US 12,248,876 B1
Network threat intelligence relational triple combined extraction method based on deep learning
Wenli Shang, Guangzhou (CN); Bowen Wang, Guangzhou (CN); Haotian Shi, Guangzhou (CN); Zhiwei Chang, Guangzhou (CN); Meng Zhang, Guangzhou (CN); Hai Jie, Guangzhou (CN); Zhong Cao, Guangzhou (CN); Man Zhang, Guangzhou (CN); and Sha Huan, Guangzhou (CN)
Assigned to GUANGZHOU UNIVERSITY, Guangzhou (CN)
Filed by Guangzhou University, Guangzhou (CN)
Filed on Oct. 22, 2024, as Appl. No. 18/923,078.
Claims priority of application No. 202311494302.4 (CN), filed on Nov. 9, 2023.
Int. Cl. G06N 3/08 (2023.01); G06F 40/12 (2020.01); G06F 40/211 (2020.01); G06F 40/279 (2020.01); H04L 9/40 (2022.01)

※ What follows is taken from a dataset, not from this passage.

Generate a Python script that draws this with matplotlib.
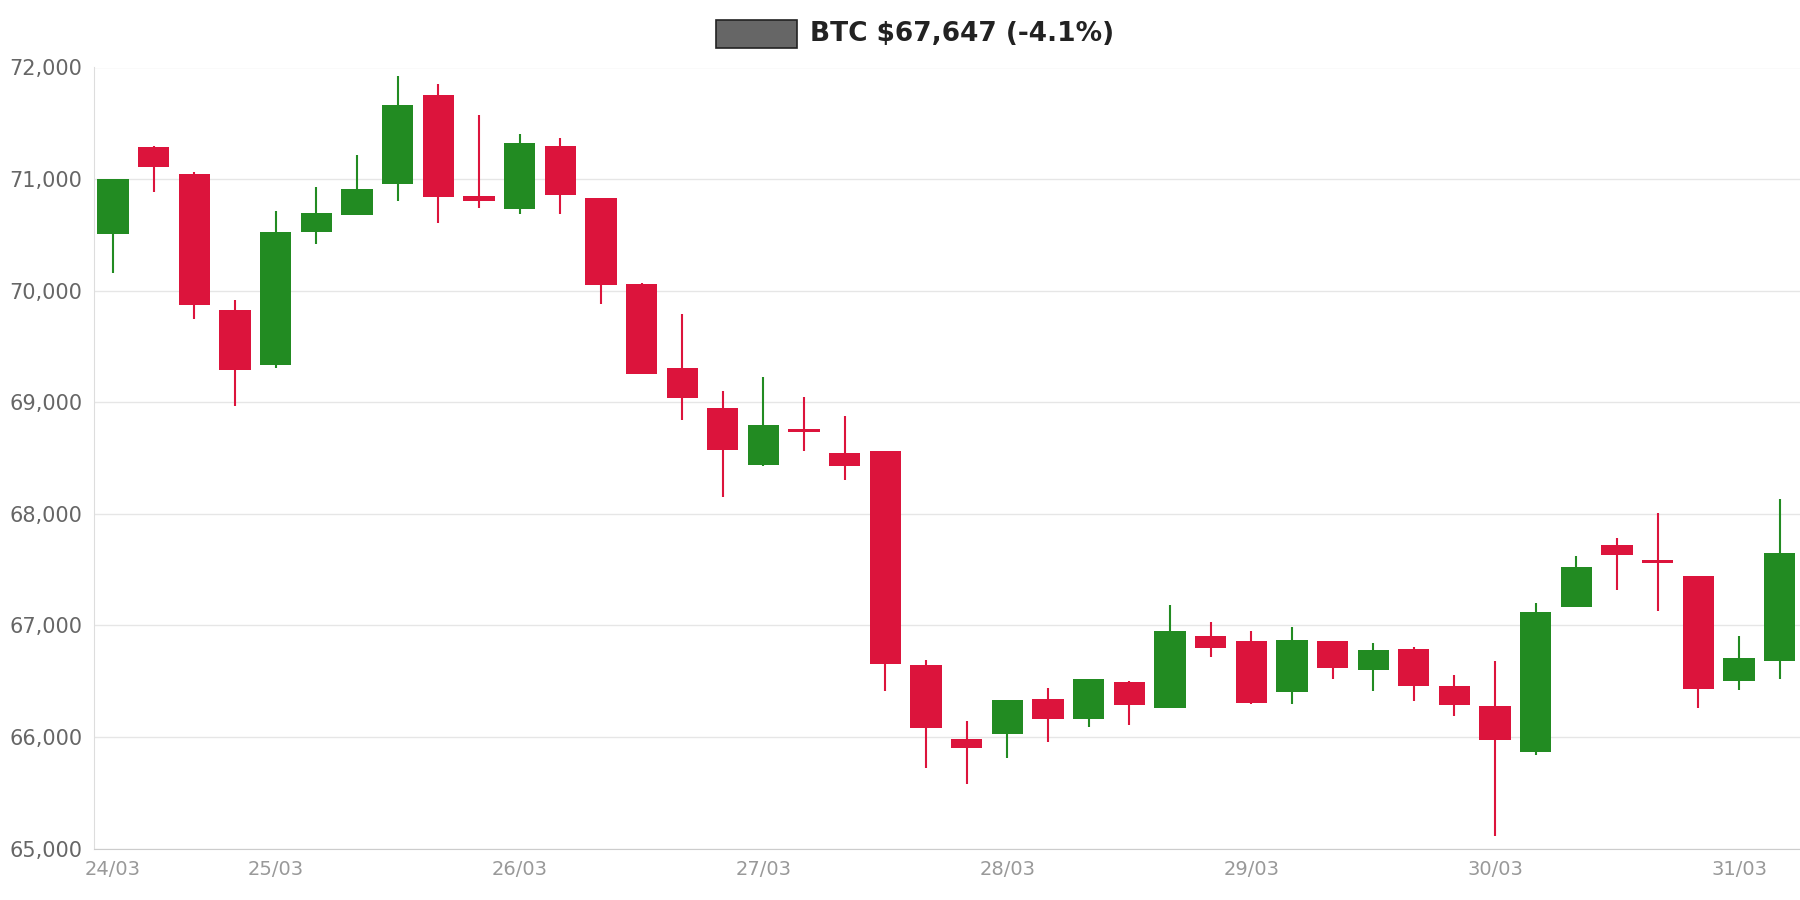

CPC G06N 3/08 (2013.01) [G06F 40/12 (2020.01); G06F 40/211 (2020.01); G06F 40/279 (2020.01); H04L 63/14 (2013.01)] 10 Claims
OG exemplary drawing
 
1. A network threat intelligence relational triple combined extraction method based on deep learning, comprising the following steps:
step S1: converting input text information into a vector representation and acquiring semantic information: encoding entity type words and relation type words to acquire label words, and encoding a network thread intelligence sentence sequence to obtain a sentence sequence S;
step S2: acquiring time sequence information and a long-term dependency relation of each word segment in a sentence representation sequence S in a sentence to obtain a sentence representation sequence T;
step S3: acquiring a syntactic dependency relation between the word segments of an input sequence T and a label of the syntactic dependency relation, acquiring syntactic dependency information of the word segment and embedding the same into the sentence representation sequence T, and performing calculation in combination with a dependency type attention score and a standard GCN formula to obtain a sentence representation sequence H;
step S4: extracting an entity span: listing all possible spans, dividing the sentence representation sequence H into three portions by taking the span as a center and performing max pooling on the three portions respectively to integrate span features, acquiring interactive information of span time sequence information, the span and an entity label, and filtering a redundancy span to obtain an entity span set L;
step S5: extracting a relational triple: listing all possible entity pairs according to the entity span set L, dividing a sentence representation sequence L into five portions by taking an entity span pair as a center and performing max pooling on the three portions respectively except the entity span pair to integrate span features, acquiring interactive information of time sequence information of the entity span pair, the entity span pair, and a relation label, and inputting an entity span pair sequence into a co-predictor to obtain a relational triple set Ts;
step S6: performing iterative training on network threat intelligence to obtain a network threat intelligence relational triple combined extraction model; and
step S7: inputting massive network threat intelligence into the network threat intelligence relational triple combined extraction model to obtain a relational triple.